Hell(n)o world!

 

This is your last post. ‘Nuff said.
Well, it’s actually the first, but as it falls down the queue it’ll be the last one you read, so I suppose this really is goodbye! Which seems like a fitting place to delve into a rant about technology and society, after all.
Is there any other realm of inquiry that so polarizes into clear camps of utopian and dystopian thought? On the one hand are the constant PR celebrations of the latest tech breakthroughs, touting all the advantages of convenience, mobility, access, problem-solving, and even (maybe someday) immortality. On the other side are the equally prevalent apocalyptic warnings about the machines taking over, the erosion of privacy and civil liberties, the loss of nature and our humanity, a grim near-future of sci-fi noir.
We’ve seen all of these views reflected, and that was just in the last 20 minutes online! In fact, the duality of dystopia and utopia has always been present from the inception of the genre, since inevitably one person’s dream world can be another’s nightmare — especially if it is imposed through force or artifice.
This is the conundrum of technology in today’s world: its ubiquity and essentiality render it inevitable in many ways, meaning that the choice of how and whether to engage it has already been made for us.
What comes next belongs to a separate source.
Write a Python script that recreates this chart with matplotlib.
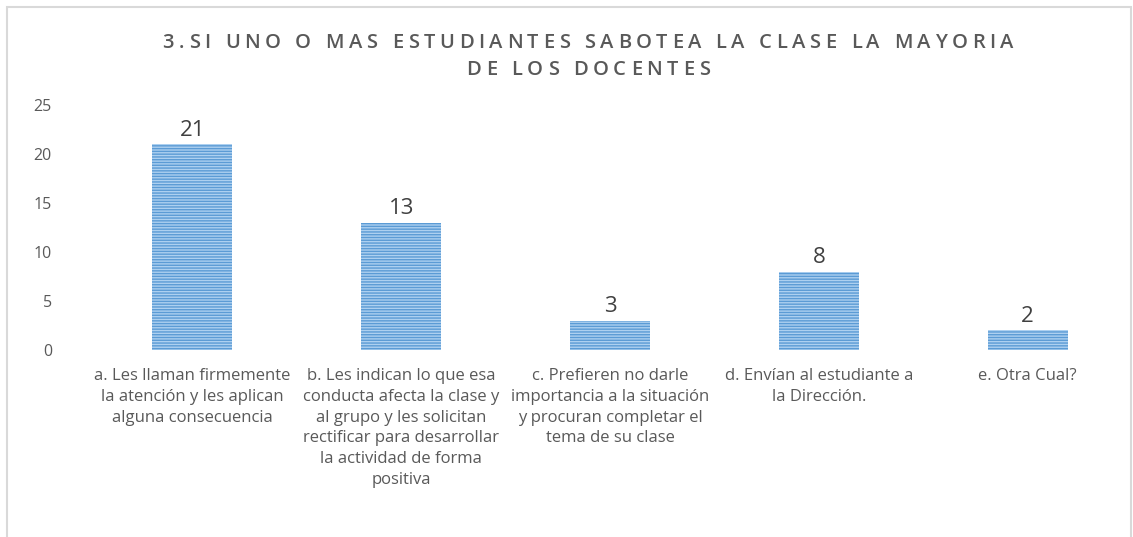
import matplotlib
matplotlib.use("Agg")
import matplotlib.pyplot as plt
from matplotlib.patches import Rectangle
from matplotlib.font_manager import FontProperties

categories = [
    "a. Les llaman firmemente\nla atención y les aplican\nalguna consecuencia",
    "b. Les indican lo que esa\nconducta afecta la clase y\nal grupo y les solicitan\nrectificar para desarrollar\nla actividad de forma\npositiva",
    "c. Prefieren no darle\nimportancia a la situación\ny procuran completar el\ntema de su clase",
    "d. Envían al estudiante a\nla Dirección.",
    "e. Otra Cual?",
]
values = [21, 13, 3, 8, 2]
yticks = [0, 5, 10, 15, 20, 25]
title_lines = ["3.SI UNO O MAS ESTUDIANTES SABOTEA LA CLASE LA MAYORIA",
               "DE LOS DOCENTES"]

plt.rcParams['font.family'] = ['Open Sans', 'DejaVu Sans']
plt.rcParams['hatch.linewidth'] = 1.0

W, H = 1133, 537
fig = plt.figure(figsize=(W/100, H/100), dpi=100)
fig.patch.set_facecolor('white')

# outer chart frame
fig.patches.append(Rectangle((7/W, -0.05), (1131-7)/W, (H-7)/H + 0.05,
                             transform=fig.transFigure, fill=False,
                             edgecolor='#d9d9d9', linewidth=1.5))

ax = fig.add_axes([88/W, 187/H, (1132-88)/W, 245/H])
x = list(range(len(values)))
bars = ax.bar(x, values, width=0.383, facecolor='#add0f0', edgecolor='#5b9bd5',
              hatch='------', linewidth=0)

ax.set_xlim(-0.5, len(values) - 0.5)
ax.set_ylim(0, 25)
ax.set_yticks(yticks)
ax.set_xticks(x)
ax.set_xticklabels(categories, fontsize=12, color='#595959', linespacing=1.4)
ax.tick_params(axis='y', labelsize=11.5, labelcolor='#595959', length=0, pad=26)
ax.tick_params(axis='x', length=0, pad=13)
for s in ax.spines.values():
    s.set_visible(False)

for xi, v in zip(x, values):
    ax.annotate(str(v), (xi, v), xytext=(0, 2.5), textcoords='offset points',
                ha='center', va='bottom', fontsize=16, color='#404040')

# letter-spaced title
renderer = fig.canvas.get_renderer()
tprop = FontProperties(family='Open Sans', size=14.5, weight='semibold')
spacing = 4.6  # extra px between letters
for line, yc in zip(title_lines, [43, 70]):
    widths = [renderer.get_text_width_height_descent(c, tprop, ismath=False)[0]
              for c in line]
    total = sum(widths) + spacing * (len(line) - 1)
    xpos = 588 - total / 2
    for c, w in zip(line, widths):
        if c != ' ':
            fig.text(xpos / W, 1 - yc / H, c, ha='left', va='center',
                     fontproperties=tprop, color='#595959')
        xpos += w + spacing

fig.savefig('out.png', dpi=100)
Add in the fact that many of the uses to which technology is put (e.g., militarism, social control, surveillance) have more sinister connotations, and one can readily see the strands of Black Mirror in the blogosphere.
With this argument, I intend neither a naive celebration nor an unremitting critique of technology, but something that recenters our humanity as a means to unpack the implications to help us make sound decisions. Inevitability is a means to its own end in many ways, and it’s crucial to resist this tendency. The future will certainly be informed by the present, and trends can be assessed to good effect, but what follows from where we are now is set in wet concrete at best — and our understanding is always limited.
So this is both a hello and goodbye. I welcome you to this conversation, and bid you farewell on your journey, offering a mere signpost along the way and not a final destination. However you might view technology, and whenever you engage it (at the personal, societal, and global scales), we might work toward a collaborative dialogue. This aim (and the abilities it requires) reflects a basic faith in humanity, and perhaps makes people (!) one of the best technologies ever designed. To err may be human, but at least we’re really good at it.

NOTE: This was written circa 2016 as part of an abandoned project looking at the nexus of humanity and technology; I’ve stayed with these themes, especially as the trajectory of tech and its implications escalates.